The UK’s housing and mortgage markets look set to continue to show greater levels of activity in 2014, according to the latest forecasts from the Council of Mortgage Lenders (CML).
The CML is forecasting a rise in gross lending from an estimated £170billion this year to £195 billion next year, and £206billion in 2015, as well as anticipating that net advances are likely to rise from £10billion this year to £15 billion next year and £20billion in 2015.
In terms of specific features currently influencing the mortgage market, the CML suggests that the volumes of business written under the new Help to Buy mortgage guarantee scheme may be relatively modest, “such that it has a smaller but more positive market impact than many commentators suggest”.
The CML’s forecasting horizon covers a period when the Bank of England may consider increasing interest rates. While this is likely to have a greater impact from 2016, the benign period of falling arrears and possessions may be coming to an end – although most households will cope with the transition to more normal interest rates.
CML chief economist Bob Pannell concludes: “Gross mortgage lending climbs above £190billion next year, its highest level since 2008. While this is largely on the back of the continuing revival in housing market activity, we also expect to see a meaningful turn-round in remortgage activity.
“Despite a strong pick-up in gross mortgage lending, we have pencilled in relatively modest net lending figures – £15billion in 2014 and £20billion in 2015. While this would mark a climb out of the sub-£10billion doldrums, where the market has languished since the credit crunch, it does nevertheless represent a rather muted position. This reflects, among other things, our view that some households will use the relatively benign economic conditions to prioritise debt repayments, ahead of medium-term interest rate rises.
“We think there are good grounds to be optimistic that the vast majority of households will cope with a slow but certain transition to more normal interest rates. This seems to be the game-plan which the Bank of England has in mind, but presumes (as we do) that the UK avoids a destabilising housing boom over the next few years.”
Expectations for future house price growth in the UK hit a more than fourteen-year high during November, as the amount of homes coming onto the nation’s market, once again, fell well short of rapidly rising demand.
In the latest RICS index, 59 per cent more chartered surveyors across the country predict prices to continue their upward trend rather than fall back over the coming three months. This is the highest reading since September 1999 and demonstrates the impact that the recovery in demand allied with sluggish supply is having on the housing market.

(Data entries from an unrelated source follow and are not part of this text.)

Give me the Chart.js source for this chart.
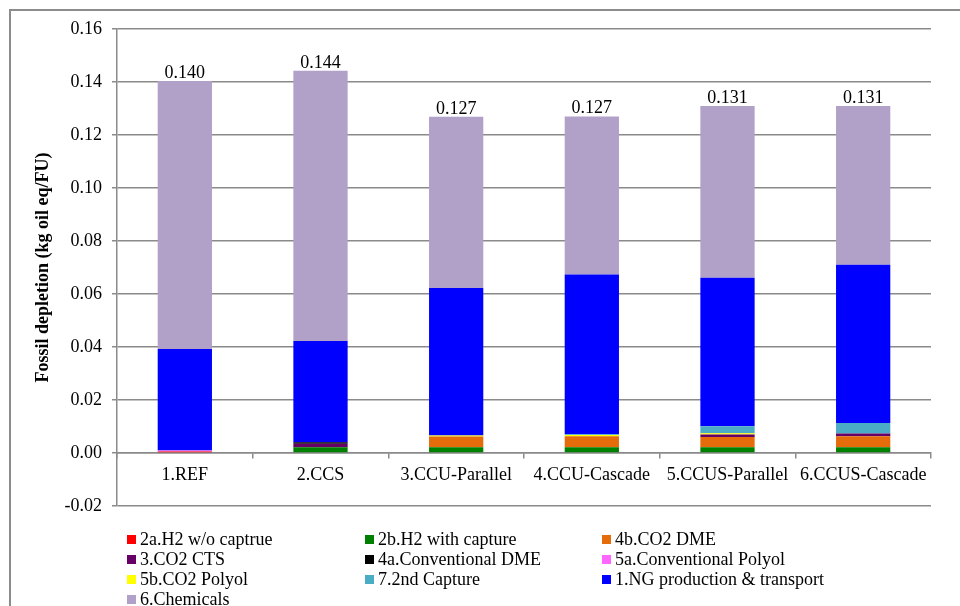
<!DOCTYPE html>
<html>
<head>
<meta charset="utf-8">
<script src="https://cdn.jsdelivr.net/npm/chart.js@4/dist/chart.umd.min.js"></script>
<style>
html, body { margin: 0; padding: 0; background: #fff; }
#wrap { position: relative; width: 960px; height: 606px; overflow: hidden; }
#frame { position: absolute; left: 9px; top: 9px; width: 1000px; height: 700px; border: 2px solid #8c8c8c; box-sizing: border-box; }
#chart { position: absolute; left: 0; top: 0; }
#legend { position: absolute; left: 127px; top: 529px; display: grid; grid-template-columns: 238px 237px 260px; grid-auto-rows: 20px; font: 18px "Liberation Serif", serif; color: #000; }
#legend div { display: flex; align-items: center; white-space: nowrap; }
#legend span { display: inline-block; width: 9px; height: 9px; margin-right: 4px; }
</style>
</head>
<body>
<div id="wrap">
  <div id="frame"></div>
  <canvas id="chart" width="960" height="606"></canvas>
  <div id="legend"></div>
</div>
<script>
const categories = ["1.REF", "2.CCS", "3.CCU-Parallel", "4.CCU-Cascade", "5.CCUS-Parallel", "6.CCUS-Cascade"];

// stack order bottom -> top, same as legend order
const h2NoCapture   = [0.0006, 0,      0,      0,      0,      0];
const h2Capture     = [0,      0.0022, 0.0022, 0.0022, 0.0022, 0.0022];
const co2Dme        = [0,      0,      0.0040, 0.0041, 0.0038, 0.0041];
const co2Cts        = [0,      0.0013, 0,      0,      0.0010, 0.0011];
const convDme       = [0,      0.0006, 0,      0,      0,      0];
const convPolyol    = [0.0003, 0,      0,      0,      0,      0];
const co2Polyol     = [0,      0,      0.0004, 0.0005, 0.0005, 0];
const secondCapture = [0,      0,      0,      0.0003, 0.0026, 0.0039];
const ngProduction  = [0.0383, 0.0382, 0.0557, 0.0603, 0.0560, 0.0597];
const chemicals     = [0.1012, 0.1019, 0.0646, 0.0596, 0.0648, 0.0599];

const yTicks = [-0.02, 0.16, 0.02]; // min, max, step

const GRID = "#8a8a8a";
const SERIF = "'Liberation Serif', 'Times New Roman', serif";

const series = [
    {label: "2a.H2 w/o captrue", data: h2NoCapture, color: "#ff0000"},
    {label: "2b.H2 with capture", data: h2Capture, color: "#008000"},
    {label: "4b.CO2 DME", data: co2Dme, color: "#e46c0a"},
    {label: "3.CO2 CTS", data: co2Cts, color: "#660066"},
    {label: "4a.Conventional DME", data: convDme, color: "#000000"},
    {label: "5a.Conventional Polyol", data: convPolyol, color: "#ff66ff"},
    {label: "5b.CO2 Polyol", data: co2Polyol, color: "#ffff00"},
    {label: "7.2nd Capture", data: secondCapture, color: "#4bacc6"},
    {label: "1.NG production & transport", data: ngProduction, color: "#0000ff"},
    {label: "6.Chemicals", data: chemicals, color: "#b1a0c7"},
];

const totalLabels = {
    id: "totalLabels",
    afterDatasetsDraw(chart) {
        const ctx = chart.ctx;
        const meta = chart.getDatasetMeta(chart.data.datasets.length - 1);
        ctx.save();
        ctx.font = "18px " + SERIF;
        ctx.fillStyle = "#000";
        ctx.textAlign = "center";
        ctx.textBaseline = "alphabetic";
        meta.data.forEach((bar, i) => {
            const total = chart.data.datasets.reduce((s, d) => s + d.data[i], 0);
            ctx.fillText(total.toFixed(3), bar.x, bar.y - 3);
        });
        ctx.restore();
    }
};

new Chart(document.getElementById("chart"), {
    type: "bar",
    data: {
        labels: categories,
        datasets: series.map(s => ({
            label: s.label,
            data: s.data,
            backgroundColor: s.color,
            borderWidth: 0,
            categoryPercentage: 1,
            barPercentage: 0.4,
        })),
    },
    options: {
        responsive: false,
        animation: false,
        devicePixelRatio: 1,
        layout: {padding: {left: 0, right: 29, top: 29, bottom: 100}},
        plugins: {legend: {display: false}, tooltip: {enabled: false}},
        scales: {
            x: {
                stacked: true,
                position: {y: 0},
                grid: {offset: true, drawOnChartArea: false, tickLength: 5, color: GRID, lineWidth: 1.5},
                border: {color: GRID, width: 1.5},
                ticks: {font: {family: SERIF, size: 18}, color: "#000", padding: 6, maxRotation: 0, autoSkip: false},
            },
            y: {
                stacked: true,
                min: yTicks[0],
                max: yTicks[1],
                ticks: {
                    stepSize: yTicks[2],
                    font: {family: SERIF, size: 18},
                    color: "#000",
                    padding: 10,
                    callback: v => Number(v).toFixed(2),
                },
                grid: {color: GRID, lineWidth: 1.5, tickLength: 5},
                border: {color: GRID, width: 1.5},
                title: {
                    display: true,
                    text: "Fossil depletion (kg oil eq/FU)",
                    font: {family: SERIF, size: 18, weight: "bold"},
                    color: "#000",
                    padding: {top: 33, bottom: 0},
                },
                afterFit(scale) {
                    scale.width = 117;
                    scale.paddingTop = 0;
                    scale.paddingBottom = 0;
                },
            },
        },
    },
    plugins: [totalLabels],
});

// legend in the same 3-column grid as the original
const legend = document.getElementById("legend");
for (const s of series) {
    const item = document.createElement("div");
    const box = document.createElement("span");
    box.style.background = s.color;
    item.appendChild(box);
    item.appendChild(document.createTextNode(s.label));
    legend.appendChild(item);
}
</script>
</body>
</html>
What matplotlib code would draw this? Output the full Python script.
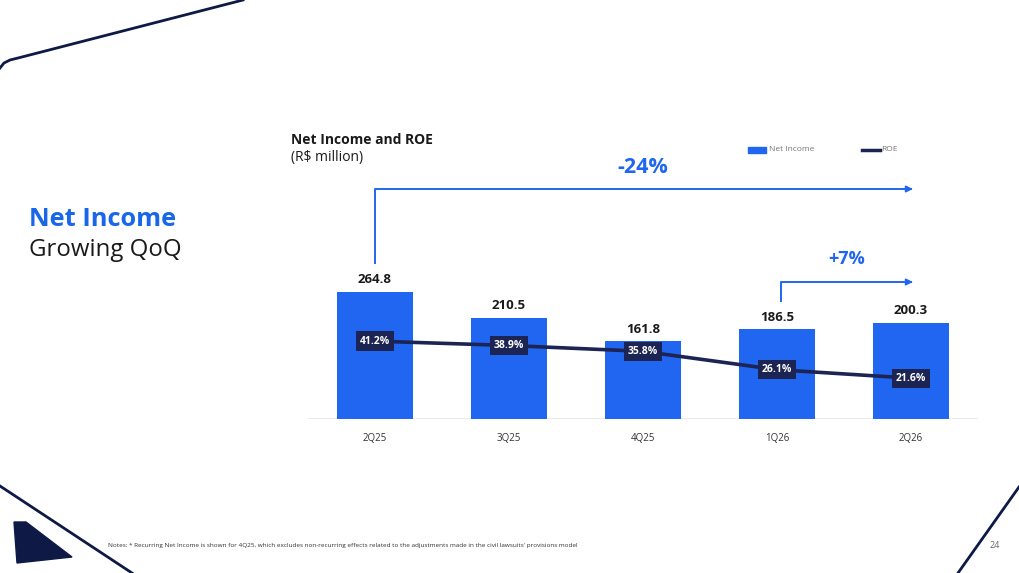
import numpy as np
import matplotlib.pyplot as plt
from matplotlib.patches import Polygon, Rectangle
from matplotlib.lines import Line2D

plt.rcParams['font.family'] = ['Open Sans', 'DejaVu Sans']

# data
quarters = ['2Q25', '3Q25', '4Q25', '1Q26', '2Q26']
net_income = [264.8, 210.5, 161.8, 186.5, 200.3]
roe = [41.2, 38.9, 35.8, 26.1, 21.6]
change_total = '-24%'
change_qoq = '+7%'

BLUE = '#2166f0'
NAVY = '#1b2452'
DARK = '#0e1a45'

W, H = 1019, 573
fig = plt.figure(figsize=(W / 100, H / 100), dpi=100)


def fx(x):
    return x / W


def fy(y):
    return 1 - y / H


# chart area (pixel layout)
ax_left, ax_right, ax_top, ax_bot = 308, 978, 270, 419
ax = fig.add_axes([fx(ax_left), fy(ax_bot), (ax_right - ax_left) / W, (ax_bot - ax_top) / H])
ax2 = ax.twinx()

bar_scale = 0.48   # px per R$ million
roe_scale = 1.89   # px per ROE point
ax.set_ylim(0, (ax_bot - ax_top) / bar_scale)
ax2.set_ylim(0, (ax_bot - ax_top) / roe_scale)
ax.set_xlim(-0.5, len(quarters) - 0.5)

x = np.arange(len(quarters))
ax.bar(x, net_income, width=0.56, color=BLUE, zorder=2)
for xi, v in zip(x, net_income):
    ax.annotate(f'{v:.1f}', (xi, v), xytext=(0, 4), textcoords='offset points',
                ha='center', va='bottom', fontsize=9.5, fontweight='bold', color='#1a1a1a')

ax2.plot(x, roe, color=NAVY, lw=2.6, zorder=3, solid_capstyle='round')
for xi, r in zip(x, roe):
    ax2.text(xi, r, f'{r:.1f}%', ha='center', va='center', fontsize=7.5, fontweight='bold',
             color='white', zorder=4,
             bbox=dict(boxstyle='square,pad=0.4', facecolor=NAVY, edgecolor='none'))

for a in (ax, ax2):
    for s in a.spines.values():
        s.set_visible(False)
    a.set_yticks([])
ax.axhline(0, color='#e6e6e6', lw=1.2, zorder=1)
ax.set_xticks(x)
ax.set_xticklabels(quarters, fontsize=7, color='#333333')
ax.tick_params(axis='x', length=0, pad=10)


# change arrows (pixel layout converted to data)
def dy(ypx):
    return (ax_bot - ypx) / bar_scale


arrow_end = len(quarters) - 1 + 0.035
ax.plot([0, 0, arrow_end - 0.05], [dy(263), dy(189), dy(189)], color=BLUE, lw=1.4, clip_on=False)
ax.annotate('', xy=(arrow_end, dy(189)), xytext=(arrow_end - 0.06, dy(189)),
            arrowprops=dict(arrowstyle='-|>', color=BLUE, lw=1.4, mutation_scale=9),
            annotation_clip=False)
ax.text(2, dy(168), change_total, ha='center', va='center', fontsize=15.5,
        fontweight='bold', color=BLUE, clip_on=False)

x7 = 3.03
ax.plot([x7, x7, arrow_end - 0.05], [dy(301), dy(282), dy(282)], color=BLUE, lw=1.4, clip_on=False)
ax.annotate('', xy=(arrow_end, dy(282)), xytext=(arrow_end - 0.06, dy(282)),
            arrowprops=dict(arrowstyle='-|>', color=BLUE, lw=1.4, mutation_scale=9),
            annotation_clip=False)
ax.text(3.52, dy(259), change_qoq, ha='center', va='center', fontsize=13,
        fontweight='bold', color=BLUE, clip_on=False)

# titles
fig.text(fx(291), fy(140), 'Net Income and ROE', fontsize=10, fontweight='bold',
         color='#1a1a1a', va='center')
fig.text(fx(291), fy(158), '(R$ million)', fontsize=10, color='#1a1a1a', va='center')

# legend
fig.patches.append(Rectangle((fx(748), fy(153)), 18 / W, 6 / H, color=BLUE,
                             transform=fig.transFigure))
fig.text(fx(769), fy(150), 'Net Income', fontsize=6, color='#777777', va='center')
fig.lines.append(Line2D([fx(862), fx(880)], [fy(150), fy(150)], color=NAVY, lw=2.5,
                        transform=fig.transFigure))
fig.text(fx(881), fy(150), 'ROE', fontsize=6, color='#777777', va='center')

# left heading
fig.text(fx(29), fy(219), 'Net Income', fontsize=18.3, fontweight='bold', color='#1a66e8', va='center')
fig.text(fx(29), fy(250), 'Growing QoQ', fontsize=17.3, color='#1a1a1a', va='center')

# footer
fig.text(fx(108), fy(545), "Notes: * Recurring Net Income is shown for 4Q25, which excludes non-recurring "
         "effects related to the adjustments made in the civil lawsuits' provisions model",
         fontsize=4.6, color='#333333', va='center')
fig.text(fx(990), fy(546), '24', fontsize=6.5, color='#666666', va='center')

# decorative lines
top_x = [0, 4, 10, 20, 243]
top_y = [68, 63, 60, 57.5, 0]
fig.lines.append(Line2D([fx(v) for v in top_x], [fy(v) for v in top_y], color=DARK, lw=2,
                        transform=fig.transFigure))
fig.lines.append(Line2D([fx(0), fx(132)], [fy(486), fy(573)], color=DARK, lw=2,
                        transform=fig.transFigure))
fig.lines.append(Line2D([fx(958), fx(1019)], [fy(573), fy(487)], color=DARK, lw=2,
                        transform=fig.transFigure))
tri = [(14, 522), (26, 522), (72, 557), (17, 563)]
fig.patches.append(Polygon([(fx(a), fy(b)) for a, b in tri], closed=True, color=DARK,
                           transform=fig.transFigure))

fig.savefig('out.png', dpi=100, facecolor='white')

Meanwhile, November also saw prices pick up sharply, with each region of the UK seeing prices rise for the second successive month. While there are still some areas of the country that are struggling, it appears that, on the whole, the regional markets are now responding to the incentives provided by the government and better economic news.
Simon Rubinsohn, RICS Chief Economist, commented: “It’s no secret that the housing market is on the way up and prices are surging ahead in many parts of the country. The Bank of England’s recent decision to withdraw the Funding for Lending scheme – which allows banks to borrow more cheaply and pass the benefits on to mortgage applicants – could well have some impact on the number of people able to purchase a home. Although the improvement in wholesale and retail funding markets may mean the impact on mortgages is relatively limited.
“One thing we are very concerned about, however, is the lack of both new and existing homes coming on to the market. As the Chancellor pointed out last week, house-building is on the up, but it is rising nowhere near quickly enough to make up the shortfall that has built up in recent years. If there is not meaningful increase in new homes, the likelihood is that prices, and for that matter rents, will continue to push upwards making the cost of shelter ever more unaffordable.”
Overseas property-owners will pay capital gains tax (CGT) on their UK homes from April 2015, under changes announced by the Chancellor in his Autumn Statement in December.
Under the current system, only UK residents pay CGT tax when they sell a second home, which is typically levied at 28 per cent.
Richard Barber, partner at prime central London estate agency W.A.Ellis, commented on the new legislation: “The likelihood of applying CGT to profits made by non-residents on property in Britain has been widely trailed and will now align the UK with many other countries. We are not surprised by the Chancellor’s announcement of this new tax, but are pleased that he has been specific with regard to the quantum and date of implementation.
“In our experience, it is uncertainty over tax measures that has previously derailed our market, however, we are confident that these specific measures will not impact majorly upon prime central London. It is most unlikely that vendors will seek to sell their investments due to the implementation of CGT as it will only be charged upon future gains from April 2015. Many will consider this to be insignificant when compared with the safe haven investment, strong yield and capital appreciation property delivers in the long term.
“Some will consider that the new tax (effectively upon foreign investors) levels the playing field, as British based buy-to-let investors are already obliged to pay CGT on their properties which are not their principal residence. The attraction of London as a safe haven and as a potential residence / pied-à-terre for foreign investors and their children, is a stronger driver than potential capital gain post 2015.”